## begin

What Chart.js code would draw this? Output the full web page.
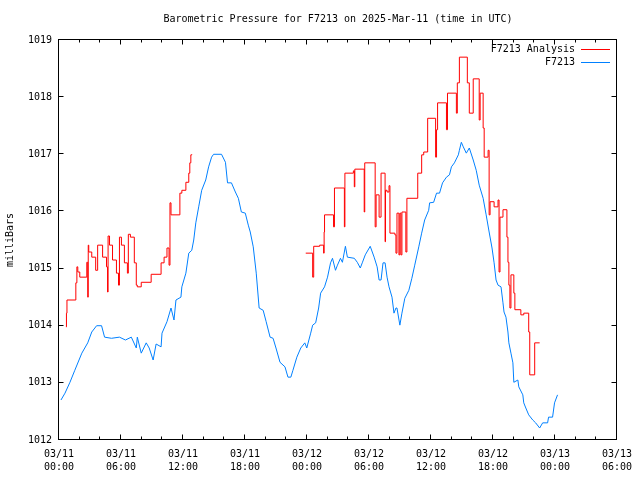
<!DOCTYPE html>
<html lang="en">
<head>
    <meta charset="UTF-8">
    <title>Barometric Pressure for F7213</title>
    <script src="https://cdn.jsdelivr.net/npm/chart.js"></script>
    <style>
        body { margin: 0; background: #fff; }
        canvas { display: block; }
    </style>
</head>
<body>
    <canvas id="baroChart" width="640" height="480"></canvas>
    <script>
        // hours since 03/11 00:00 UTC, pressure in millibars
        const blueHours = [0.19, 0.58, 1.06, 1.53, 2.21, 2.78, 3.17, 3.64, 4.12, 4.41, 5.08, 5.85, 6.43, 7.00, 7.48, 7.58,
            7.96, 8.44, 8.73, 9.11, 9.40, 9.88, 9.97, 10.45, 10.84, 11.13, 11.32, 11.80, 11.89, 12.28, 12.56, 12.85,
            13.04, 13.24, 13.52, 13.81, 14.20, 14.48, 14.77, 14.96, 15.73, 16.11, 16.31, 16.69, 17.07, 17.36, 17.65,
            18.03, 18.32, 18.51, 18.80, 19.09, 19.37, 19.76, 20.05, 20.43, 20.72, 21.00, 21.39, 21.87, 22.16, 22.44,
            22.64, 23.02, 23.40, 23.79, 23.98, 24.36, 24.55, 24.84, 25.13, 25.32, 25.70, 25.99, 26.28, 26.47, 26.76,
            26.95, 27.24, 27.43, 27.72, 27.91, 28.58, 28.87, 29.16, 29.35, 29.64, 30.12, 30.50, 30.79, 30.98, 31.17,
            31.36, 31.56, 31.75, 31.94, 32.23, 32.42, 32.61, 32.71, 32.99, 33.19, 33.47, 33.86, 34.15, 34.43, 34.82,
            35.10, 35.39, 35.78, 35.87, 36.26, 36.54, 36.83, 37.12, 37.50, 37.79, 37.98, 38.27, 38.65, 38.75, 38.94,
            39.13, 39.42, 39.71, 40.09, 40.38, 40.67, 41.05, 41.34, 41.63, 41.91, 42.11, 42.30, 42.49, 42.78, 42.97,
            43.07, 43.26, 43.45, 43.54, 43.74, 43.93, 44.02, 44.41, 44.50, 44.89, 44.98, 45.18, 45.46, 45.85, 46.13,
            46.52, 46.81, 47.29, 47.38, 47.77, 47.96, 48.25];
        const blueValues = [1012.70, 1012.82, 1013.01, 1013.22, 1013.52, 1013.70, 1013.89, 1014.00, 1014.00, 1013.80,
            1013.78, 1013.80, 1013.75, 1013.80, 1013.61, 1013.80, 1013.52, 1013.70, 1013.61, 1013.40, 1013.68, 1013.63,
            1013.87, 1014.07, 1014.31, 1014.10, 1014.45, 1014.50, 1014.68, 1014.92, 1015.27, 1015.32, 1015.50, 1015.80,
            1016.08, 1016.37, 1016.55, 1016.78, 1016.95, 1017.00, 1017.00, 1016.86, 1016.50, 1016.50, 1016.34, 1016.23,
            1015.99, 1015.97, 1015.76, 1015.64, 1015.38, 1014.92, 1014.31, 1014.27, 1014.07, 1013.80, 1013.78, 1013.61,
            1013.36, 1013.28, 1013.10, 1013.10, 1013.22, 1013.45, 1013.61, 1013.70, 1013.61, 1013.87, 1014.01, 1014.05,
            1014.31, 1014.57, 1014.68, 1014.85, 1015.10, 1015.18, 1014.97, 1015.06, 1015.18, 1015.11, 1015.39, 1015.20,
            1015.18, 1015.11, 1015.01, 1015.10, 1015.24, 1015.39, 1015.20, 1015.03, 1014.80, 1014.80, 1015.10, 1015.10,
            1014.85, 1014.68, 1014.50, 1014.22, 1014.31, 1014.31, 1014.01, 1014.22, 1014.48, 1014.62, 1014.83, 1015.06,
            1015.38, 1015.62, 1015.85, 1016.02, 1016.15, 1016.16, 1016.32, 1016.32, 1016.50, 1016.60, 1016.64, 1016.78,
            1016.85, 1016.99, 1017.07, 1017.21, 1017.13, 1017.02, 1017.11, 1016.90, 1016.72, 1016.46, 1016.23, 1015.94,
            1015.64, 1015.36, 1015.10, 1014.80, 1014.71, 1014.68, 1014.40, 1014.24, 1014.15, 1013.89, 1013.70, 1013.52,
            1013.35, 1013.01, 1013.05, 1012.93, 1012.79, 1012.65, 1012.56, 1012.44, 1012.35, 1012.30, 1012.21, 1012.30,
            1012.30, 1012.40, 1012.40, 1012.65, 1012.79];

        // analysis is a step line; null marks the gap in the record
        const redHours = [0.67, 0.72, 0.77, 1.63, 1.73, 1.82, 2.01, 2.69, 2.78, 2.83, 2.88, 3.17, 3.55, 3.74, 4.22, 4.60,
            4.70, 4.75, 4.89, 5.18, 5.56, 5.76, 5.85, 6.04, 6.33, 6.62, 6.71, 6.91, 7.29, 7.48, 7.58, 7.96, 8.92, 9.88,
            10.17, 10.45, 10.65, 10.74, 10.84, 11.70, 11.89, 12.28, 12.56, 12.66, 12.76, 12.85,
            18.00,
            23.88, 24.55, 24.65, 25.23, 25.61, 25.66, 25.70, 26.57, 26.66, 27.62, 27.67, 28.49, 28.58, 28.63, 29.54,
            29.59, 30.60, 30.69, 30.98, 31.17, 31.56, 31.60, 31.75, 31.94, 32.03, 32.51, 32.61, 32.71, 32.90, 32.99,
            33.09, 33.19, 33.57, 33.67, 34.72, 35.10, 35.30, 35.68, 36.45, 36.54, 36.64, 37.50, 37.60, 38.46, 38.55,
            38.75, 39.52, 39.71, 40.09, 40.67, 40.76, 41.05, 41.15, 41.53, 41.63, 41.72, 42.11, 42.49, 42.59, 42.68,
            42.97, 43.35, 43.45, 43.54, 43.64, 43.74, 44.02, 44.12, 44.70, 44.98, 45.46, 45.56, 46.04, 46.52];
        const redValues = [1013.98, 1014.22, 1014.45, 1014.75, 1015.03, 1014.94, 1014.85, 1015.11, 1014.50, 1015.41,
            1015.29, 1015.20, 1014.97, 1015.41, 1015.20, 1015.03, 1014.59, 1015.57, 1015.41, 1015.15, 1014.92, 1014.71,
            1015.55, 1015.41, 1015.10, 1014.92, 1015.60, 1015.55, 1015.10, 1014.71, 1014.68, 1014.76, 1014.90, 1015.10,
            1015.20, 1015.36, 1015.06, 1016.15, 1015.94, 1016.32, 1016.37, 1016.51, 1016.67, 1016.85, 1016.99, 1017.00,
            null,
            1015.27, 1014.85, 1015.39, 1015.41, 1015.27, 1015.64, 1015.94, 1015.73, 1016.41, 1015.73, 1016.67, 1016.71,
            1016.43, 1016.74, 1015.99, 1016.85, 1015.73, 1016.29, 1015.90, 1016.67, 1015.47, 1016.37, 1016.34, 1016.45,
            1015.62, 1015.59, 1015.27, 1015.97, 1015.24, 1015.97, 1015.24, 1015.99, 1015.29, 1016.23, 1016.67, 1016.99,
            1017.04, 1017.63, 1016.95, 1017.43, 1017.90, 1017.43, 1018.07, 1017.72, 1018.25, 1018.70, 1018.25, 1017.72,
            1018.32, 1017.60, 1018.07, 1017.46, 1016.95, 1017.07, 1015.94, 1016.17, 1016.08, 1016.20, 1014.94, 1015.90,
            1016.03, 1015.55, 1015.11, 1014.71, 1014.31, 1014.89, 1014.57, 1014.28, 1014.19, 1014.22, 1013.89, 1013.14,
            1013.70, 1013.70];

        const xMin = 0, xMax = 54;          // 03/11 00:00 .. 03/13 06:00
        const yMin = 1012, yMax = 1019;
        const startDay = 11;
        const FONT = 'DejaVu Sans Mono';

        function toPoints(hours, values) {
            return hours.map((h, i) => ({ x: h, y: values[i] }));
        }

        function timeLabel(h) {
            const day = startDay + Math.floor(h / 24);
            const hr = Math.round(h % 24);
            return ['03/' + String(day).padStart(2, '0'), String(hr).padStart(2, '0') + ':00'];
        }

        // gnuplot style frame, inward ticks on all sides and the legend
        const framePlugin = {
            id: 'frame',
            afterDraw(chart) {
                const ctx = chart.ctx;
                const a = chart.chartArea;
                const xs = chart.scales.x, ys = chart.scales.y;
                const L = Math.round(a.left) - 0.5, R = Math.round(a.right) - 0.5;
                const T = Math.round(a.top) - 0.5, B = Math.round(a.bottom) - 0.5;
                ctx.save();
                ctx.strokeStyle = '#000';
                ctx.lineWidth = 1;
                ctx.beginPath();
                for (let h = xMin; h <= xMax; h += 2) {
                    const px = Math.round(xs.getPixelForValue(h)) - 0.5;
                    const len = h % 6 === 0 ? 5 : 3;
                    ctx.moveTo(px, B); ctx.lineTo(px, B - len);
                    ctx.moveTo(px, T); ctx.lineTo(px, T + len);
                }
                for (let v = yMin; v <= yMax; v++) {
                    const py = Math.round(ys.getPixelForValue(v)) - 0.5;
                    ctx.moveTo(L, py); ctx.lineTo(L + 5, py);
                    ctx.moveTo(R, py); ctx.lineTo(R - 5, py);
                }
                ctx.stroke();
                ctx.strokeRect(L, T, R - L, B - T);

                // legend, top right inside the frame
                ctx.font = '10px "' + FONT + '"';
                ctx.textAlign = 'right';
                ctx.textBaseline = 'middle';
                chart.data.datasets.forEach((ds, i) => {
                    const y = 49.5 + i * 13;
                    ctx.fillStyle = '#000';
                    ctx.fillText(ds.label, 575, y);
                    ctx.strokeStyle = ds.borderColor;
                    ctx.beginPath();
                    ctx.moveTo(581, y); ctx.lineTo(610, y);
                    ctx.stroke();
                });
                ctx.restore();
            }
        };

        const ctx = document.getElementById('baroChart').getContext('2d');
        const chart = new Chart(ctx, {
            type: 'line',
            data: {
                datasets: [{
                    label: 'F7213 Analysis',
                    data: toPoints(redHours, redValues),
                    borderColor: '#ff0000',
                    borderWidth: 1,
                    stepped: 'before',
                    spanGaps: false,
                    pointRadius: 0,
                    fill: false
                }, {
                    label: 'F7213',
                    data: toPoints(blueHours, blueValues),
                    borderColor: '#0080ff',
                    borderWidth: 1,
                    tension: 0,
                    pointRadius: 0,
                    fill: false
                }]
            },
            options: {
                responsive: false,
                animation: false,
                layout: { padding: { left: 0, right: 18, top: 0, bottom: 0 } },
                plugins: {
                    legend: { display: false },
                    tooltip: { enabled: false },
                    title: {
                        display: true,
                        fullSize: false,
                        text: 'Barometric Pressure for F7213 on 2025-Mar-11 (time in UTC)',
                        color: '#000',
                        font: { family: FONT, size: 10, weight: 'normal', lineHeight: 1.2 },
                        padding: { top: 13, bottom: 15 }
                    }
                },
                scales: {
                    x: {
                        type: 'linear',
                        min: xMin,
                        max: xMax,
                        grid: { display: false, drawTicks: false },
                        border: { display: false },
                        ticks: {
                            stepSize: 6,
                            autoSkip: false,
                            maxRotation: 0,
                            padding: 8,
                            color: '#000',
                            font: { family: FONT, size: 10, lineHeight: 1.3 },
                            callback: (v) => timeLabel(v)
                        },
                        afterFit: (s) => { s.height = 40; }
                    },
                    y: {
                        min: yMin,
                        max: yMax,
                        grid: { display: false, drawTicks: false },
                        border: { display: false },
                        ticks: {
                            stepSize: 1,
                            padding: 7,
                            color: '#000',
                            font: { family: FONT, size: 10 },
                            callback: (v) => String(v)
                        },
                        title: {
                            display: true,
                            text: 'milliBars',
                            color: '#000',
                            font: { family: FONT, size: 10 },
                            padding: { top: 4, bottom: 0 }
                        },
                        afterFit: (s) => { s.width = 59; }
                    }
                }
            },
            plugins: [framePlugin]
        });
    </script>
</body>
</html>
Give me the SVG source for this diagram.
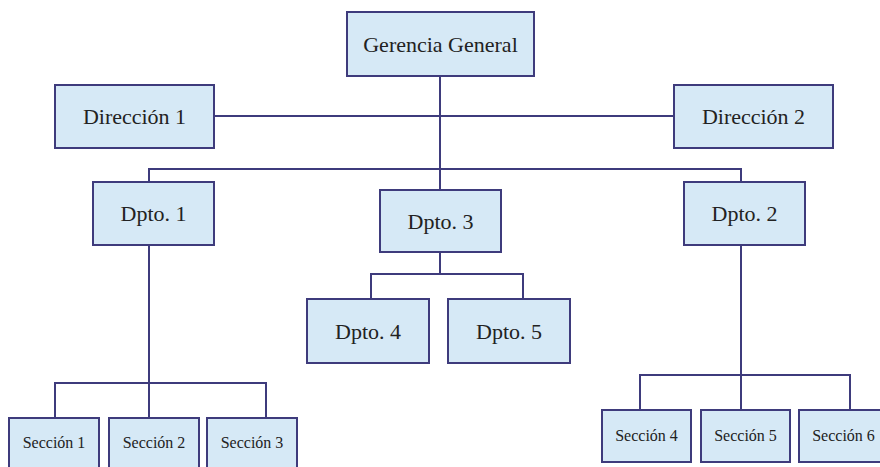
<svg xmlns="http://www.w3.org/2000/svg" width="880" height="467" viewBox="0 0 880 467">
<style>
.box{fill:#d6e9f6;stroke:#3e3b7c;stroke-width:2}
.ln{fill:none;stroke:#3e3b7c;stroke-width:2}
.t{font-family:"Liberation Serif","Times New Roman",serif;fill:#222;text-anchor:middle}
.l{font-size:22px}
.s{font-size:16px}
</style>
<rect width="880" height="467" fill="#ffffff"/>
<g id="connectors">
<path class="ln" d="M440 76V274"/>
<path class="ln" d="M214 116H674"/>
<path class="ln" d="M149 182V169H741V182"/>
<path class="ln" d="M371 299V274H523V299"/>
<path class="ln" d="M149 245V418"/>
<path class="ln" d="M55 418V383H266V418"/>
<path class="ln" d="M741 245V410"/>
<path class="ln" d="M640 410V375H850V410"/>
</g>
<g id="gerencia"><rect class="box" x="347" y="12" width="187" height="64"/><text class="t l" x="440.5" y="52">Gerencia General</text></g>
<g id="direccion1"><rect class="box" x="55" y="85" width="159" height="63"/><text class="t l" x="134.5" y="124">Dirección 1</text></g>
<g id="direccion2"><rect class="box" x="674" y="85" width="159" height="63"/><text class="t l" x="753.5" y="124">Dirección 2</text></g>
<g id="dpto1"><rect class="box" x="93" y="182" width="121" height="63"/><text class="t l" x="153.5" y="221">Dpto. 1</text></g>
<g id="dpto2"><rect class="box" x="684" y="182" width="121" height="63"/><text class="t l" x="744.5" y="221">Dpto. 2</text></g>
<g id="dpto3"><rect class="box" x="380" y="190" width="121" height="62"/><text class="t l" x="440.5" y="229">Dpto. 3</text></g>
<g id="dpto4"><rect class="box" x="307" y="299" width="122" height="64"/><text class="t l" x="368" y="339">Dpto. 4</text></g>
<g id="dpto5"><rect class="box" x="448" y="299" width="122" height="64"/><text class="t l" x="509" y="339">Dpto. 5</text></g>
<g id="seccion1"><rect class="box" x="9" y="418" width="90" height="55"/><text class="t s" x="54" y="448">Sección 1</text></g>
<g id="seccion2"><rect class="box" x="109" y="418" width="90" height="55"/><text class="t s" x="154" y="448">Sección 2</text></g>
<g id="seccion3"><rect class="box" x="207" y="418" width="90" height="55"/><text class="t s" x="252" y="448">Sección 3</text></g>
<g id="seccion4"><rect class="box" x="602" y="410" width="89" height="52"/><text class="t s" x="646.5" y="441">Sección 4</text></g>
<g id="seccion5"><rect class="box" x="701" y="410" width="89" height="52"/><text class="t s" x="745.5" y="441">Sección 5</text></g>
<g id="seccion6"><rect class="box" x="799" y="410" width="89" height="52"/><text class="t s" x="843.5" y="441">Sección 6</text></g>
</svg>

## end

* YOUR OBJECTIVE
From the material above, count the lines that include "this" and give only the total.

* FINISHED EXERCISE
2